(Exercise): Repeat every line exactly, keeping the pictures out of the copy.

(Given information):
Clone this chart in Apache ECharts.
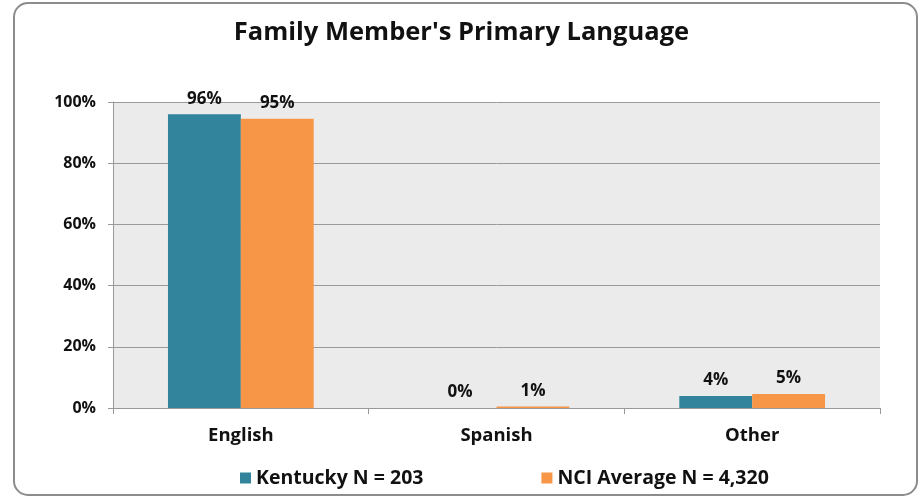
<!DOCTYPE html>
<html lang="en">
<head>
    <meta charset="UTF-8">
    <title>Family Member's Primary Language</title>
    <script src="https://cdn.jsdelivr.net/npm/echarts@6/dist/echarts.min.js"></script>
    <style>
        html, body { margin: 0; padding: 0; background: #fff; }
        #chart { width: 923px; height: 499px; }
    </style>
</head>
<body>
<div id="chart"></div>
<script>
    // data
    var categories = ['English', 'Spanish', 'Other'];
    var kentucky = [96, 0, 3.9];
    var nciAverage = [94.5, 0.5, 4.6];
    var yTicks = [0, 20, 40, 60, 80, 100];

    var font = 'Open Sans';
    var myChart = echarts.init(document.getElementById('chart'));

    var labelOpt = {
        show: true,
        position: 'top',
        distance: 7,
        fontFamily: font,
        fontWeight: 'bold',
        fontSize: 17,
        color: '#111',
        formatter: function (p) { return Math.round(p.value) + '%'; }
    };

    var option = {
        animation: false,
        textStyle: { fontFamily: font },
        graphic: [{
            type: 'rect',
            shape: { x: 14, y: 3, width: 903, height: 492, r: 14 },
            style: { fill: 'none', stroke: '#8c8c8c', lineWidth: 2 },
            z: -10
        }],
        title: {
            text: "Family Member's Primary Language",
            left: 'center',
            top: 15,
            textStyle: { fontFamily: font, fontWeight: 'bold', fontSize: 25.5, color: '#111' }
        },
        legend: {
            bottom: 6,
            left: 235,
            itemGap: 118,
            itemWidth: 11,
            itemHeight: 11,
            icon: 'rect',
            textStyle: { fontFamily: font, fontWeight: 'bold', fontSize: 19.5, color: '#111' },
            data: ['Kentucky N = 203', 'NCI Average N = 4,320']
        },
        grid: {
            left: 113, right: 43, top: 102, bottom: 91,
            show: true, backgroundColor: '#ebebeb', borderWidth: 0
        },
        xAxis: {
            type: 'category',
            data: categories,
            axisLine: { lineStyle: { color: '#999', width: 1 } },
            axisTick: { show: true, length: 6, lineStyle: { color: '#999' } },
            axisLabel: { fontFamily: font, fontWeight: 'bold', fontSize: 18.5, color: '#111', margin: 18 }
        },
        yAxis: {
            type: 'value',
            min: 0, max: 100, interval: 20,
            axisLine: { show: true, lineStyle: { color: '#999' } },
            axisTick: { show: true, length: 5, lineStyle: { color: '#999' } },
            splitLine: { lineStyle: { color: '#9a9a9a', width: 1 } },
            axisLabel: {
                fontFamily: font, fontWeight: 'bold', fontSize: 16, color: '#111', margin: 17,
                formatter: function (v) { return yTicks.indexOf(v) >= 0 ? v + '%' : ''; }
            }
        },
        series: [{
            name: 'Kentucky N = 203',
            type: 'bar',
            data: kentucky,
            barGap: '0%',
            barCategoryGap: '43%',
            itemStyle: { color: '#31849b' },
            label: labelOpt
        }, {
            name: 'NCI Average N = 4,320',
            type: 'bar',
            data: nciAverage,
            barGap: '0%',
            barCategoryGap: '43%',
            itemStyle: { color: '#f79646' },
            label: labelOpt
        }]
    };
    myChart.setOption(option);
</script>
</body>
</html>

(Task response):
Clone this chart in Apache ECharts.
<!DOCTYPE html>
<html lang="en">
<head>
    <meta charset="UTF-8">
    <title>Family Member's Primary Language</title>
    <script src="https://cdn.jsdelivr.net/npm/echarts@6/dist/echarts.min.js"></script>
    <style>
        html, body { margin: 0; padding: 0; background: #fff; }
        #chart { width: 923px; height: 499px; }
    </style>
</head>
<body>
<div id="chart"></div>
<script>
    // data
    var categories = ['English', 'Spanish', 'Other'];
    var kentucky = [96, 0, 3.9];
    var nciAverage = [94.5, 0.5, 4.6];
    var yTicks = [0, 20, 40, 60, 80, 100];

    var font = 'Open Sans';
    var myChart = echarts.init(document.getElementById('chart'));

    var labelOpt = {
        show: true,
        position: 'top',
        distance: 7,
        fontFamily: font,
        fontWeight: 'bold',
        fontSize: 17,
        color: '#111',
        formatter: function (p) { return Math.round(p.value) + '%'; }
    };

    var option = {
        animation: false,
        textStyle: { fontFamily: font },
        graphic: [{
            type: 'rect',
            shape: { x: 14, y: 3, width: 903, height: 492, r: 14 },
            style: { fill: 'none', stroke: '#8c8c8c', lineWidth: 2 },
            z: -10
        }],
        title: {
            text: "Family Member's Primary Language",
            left: 'center',
            top: 15,
            textStyle: { fontFamily: font, fontWeight: 'bold', fontSize: 25.5, color: '#111' }
        },
        legend: {
            bottom: 6,
            left: 235,
            itemGap: 118,
            itemWidth: 11,
            itemHeight: 11,
            icon: 'rect',
            textStyle: { fontFamily: font, fontWeight: 'bold', fontSize: 19.5, color: '#111' },
            data: ['Kentucky N = 203', 'NCI Average N = 4,320']
        },
        grid: {
            left: 113, right: 43, top: 102, bottom: 91,
            show: true, backgroundColor: '#ebebeb', borderWidth: 0
        },
        xAxis: {
            type: 'category',
            data: categories,
            axisLine: { lineStyle: { color: '#999', width: 1 } },
            axisTick: { show: true, length: 6, lineStyle: { color: '#999' } },
            axisLabel: { fontFamily: font, fontWeight: 'bold', fontSize: 18.5, color: '#111', margin: 18 }
        },
        yAxis: {
            type: 'value',
            min: 0, max: 100, interval: 20,
            axisLine: { show: true, lineStyle: { color: '#999' } },
            axisTick: { show: true, length: 5, lineStyle: { color: '#999' } },
            splitLine: { lineStyle: { color: '#9a9a9a', width: 1 } },
            axisLabel: {
                fontFamily: font, fontWeight: 'bold', fontSize: 16, color: '#111', margin: 17,
                formatter: function (v) { return yTicks.indexOf(v) >= 0 ? v + '%' : ''; }
            }
        },
        series: [{
            name: 'Kentucky N = 203',
            type: 'bar',
            data: kentucky,
            barGap: '0%',
            barCategoryGap: '43%',
            itemStyle: { color: '#31849b' },
            label: labelOpt
        }, {
            name: 'NCI Average N = 4,320',
            type: 'bar',
            data: nciAverage,
            barGap: '0%',
            barCategoryGap: '43%',
            itemStyle: { color: '#f79646' },
            label: labelOpt
        }]
    };
    myChart.setOption(option);
</script>
</body>
</html>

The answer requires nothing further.